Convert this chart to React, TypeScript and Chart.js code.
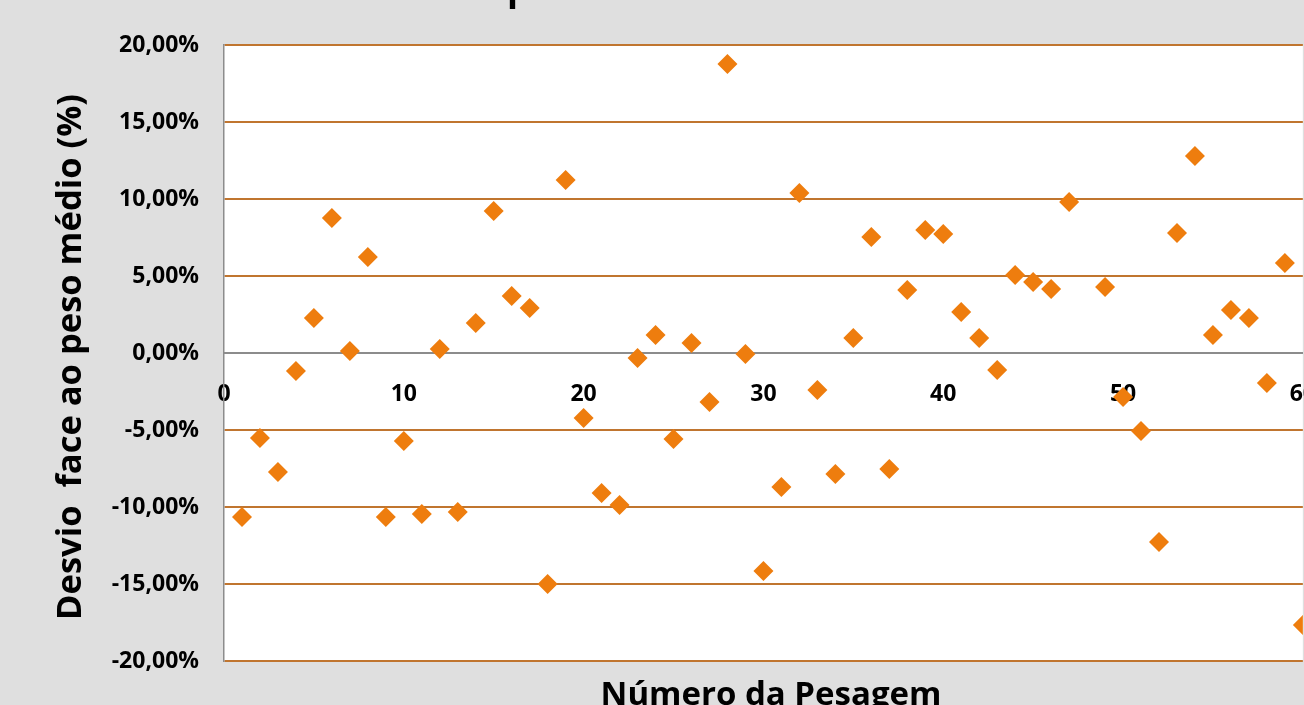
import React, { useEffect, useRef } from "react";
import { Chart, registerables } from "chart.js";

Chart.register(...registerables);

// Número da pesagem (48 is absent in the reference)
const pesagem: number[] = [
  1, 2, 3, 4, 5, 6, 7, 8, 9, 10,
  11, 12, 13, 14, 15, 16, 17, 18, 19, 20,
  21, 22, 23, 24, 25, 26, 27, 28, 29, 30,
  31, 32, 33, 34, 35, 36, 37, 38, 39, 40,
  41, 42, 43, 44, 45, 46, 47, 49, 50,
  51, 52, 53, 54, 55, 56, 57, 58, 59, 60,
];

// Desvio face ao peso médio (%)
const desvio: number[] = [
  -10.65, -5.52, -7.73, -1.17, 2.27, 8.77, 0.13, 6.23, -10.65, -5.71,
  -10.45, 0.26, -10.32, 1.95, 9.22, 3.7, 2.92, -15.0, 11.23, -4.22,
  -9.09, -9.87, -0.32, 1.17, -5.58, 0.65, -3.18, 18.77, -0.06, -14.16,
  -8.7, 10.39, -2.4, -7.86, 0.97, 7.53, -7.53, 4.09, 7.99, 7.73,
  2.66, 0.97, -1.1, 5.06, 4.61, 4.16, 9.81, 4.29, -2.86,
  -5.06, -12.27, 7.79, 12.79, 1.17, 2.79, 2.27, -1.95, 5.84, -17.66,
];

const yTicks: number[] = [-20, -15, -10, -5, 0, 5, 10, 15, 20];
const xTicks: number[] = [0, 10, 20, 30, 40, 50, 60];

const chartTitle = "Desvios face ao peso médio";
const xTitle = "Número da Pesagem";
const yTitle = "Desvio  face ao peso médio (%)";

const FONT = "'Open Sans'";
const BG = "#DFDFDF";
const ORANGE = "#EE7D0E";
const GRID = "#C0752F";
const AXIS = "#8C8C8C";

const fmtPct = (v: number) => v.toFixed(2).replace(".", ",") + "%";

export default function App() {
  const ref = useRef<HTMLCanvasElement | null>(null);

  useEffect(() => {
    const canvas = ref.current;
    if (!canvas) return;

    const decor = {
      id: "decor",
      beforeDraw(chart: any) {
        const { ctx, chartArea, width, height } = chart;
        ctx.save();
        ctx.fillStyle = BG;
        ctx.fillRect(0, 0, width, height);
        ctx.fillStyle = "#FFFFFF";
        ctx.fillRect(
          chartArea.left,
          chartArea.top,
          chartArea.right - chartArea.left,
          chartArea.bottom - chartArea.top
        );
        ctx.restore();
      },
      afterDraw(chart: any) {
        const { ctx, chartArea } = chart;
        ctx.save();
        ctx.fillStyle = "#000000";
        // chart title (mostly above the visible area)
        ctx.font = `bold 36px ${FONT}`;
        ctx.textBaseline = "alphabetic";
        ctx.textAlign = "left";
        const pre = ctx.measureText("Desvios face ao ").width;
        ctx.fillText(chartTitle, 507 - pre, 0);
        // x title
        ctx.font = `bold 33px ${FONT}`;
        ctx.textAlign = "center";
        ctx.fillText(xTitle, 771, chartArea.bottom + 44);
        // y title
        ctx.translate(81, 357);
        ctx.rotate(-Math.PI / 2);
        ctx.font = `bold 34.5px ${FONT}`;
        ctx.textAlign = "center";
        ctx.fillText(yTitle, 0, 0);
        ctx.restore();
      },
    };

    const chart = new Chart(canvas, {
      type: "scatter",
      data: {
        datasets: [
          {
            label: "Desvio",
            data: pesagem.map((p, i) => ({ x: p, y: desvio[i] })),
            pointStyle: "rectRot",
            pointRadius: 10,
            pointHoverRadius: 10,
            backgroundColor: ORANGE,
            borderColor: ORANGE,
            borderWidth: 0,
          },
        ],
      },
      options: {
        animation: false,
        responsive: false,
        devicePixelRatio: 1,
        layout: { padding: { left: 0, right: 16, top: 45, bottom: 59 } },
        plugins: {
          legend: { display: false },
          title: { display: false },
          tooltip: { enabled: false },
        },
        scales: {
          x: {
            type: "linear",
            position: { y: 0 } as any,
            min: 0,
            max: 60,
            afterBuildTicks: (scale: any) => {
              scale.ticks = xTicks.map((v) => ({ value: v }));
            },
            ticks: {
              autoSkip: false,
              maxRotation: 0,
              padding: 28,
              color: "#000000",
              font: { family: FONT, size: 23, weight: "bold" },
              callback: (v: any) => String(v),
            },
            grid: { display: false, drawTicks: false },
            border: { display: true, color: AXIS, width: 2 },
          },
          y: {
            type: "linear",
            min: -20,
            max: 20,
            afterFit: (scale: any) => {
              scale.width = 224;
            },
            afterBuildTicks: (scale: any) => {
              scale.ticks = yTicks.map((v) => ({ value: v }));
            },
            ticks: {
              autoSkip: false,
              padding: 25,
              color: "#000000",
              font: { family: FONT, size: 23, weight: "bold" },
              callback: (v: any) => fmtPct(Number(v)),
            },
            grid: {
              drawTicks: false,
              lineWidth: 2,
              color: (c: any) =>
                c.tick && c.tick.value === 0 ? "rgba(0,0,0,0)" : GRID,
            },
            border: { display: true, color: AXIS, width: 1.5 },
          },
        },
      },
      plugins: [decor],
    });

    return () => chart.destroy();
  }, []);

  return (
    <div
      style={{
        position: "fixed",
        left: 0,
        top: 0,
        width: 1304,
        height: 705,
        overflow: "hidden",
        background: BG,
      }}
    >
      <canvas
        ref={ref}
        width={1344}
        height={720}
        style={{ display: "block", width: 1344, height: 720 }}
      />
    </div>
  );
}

## SET TASK
Repeat the lines above, starting at the first and stopping after the line that holds "Chart.register(...registerables);", with the pictures left out.

## WRITTEN ANSWER
Convert this chart to React, TypeScript and Chart.js code.
import React, { useEffect, useRef } from "react";
import { Chart, registerables } from "chart.js";

Chart.register(...registerables);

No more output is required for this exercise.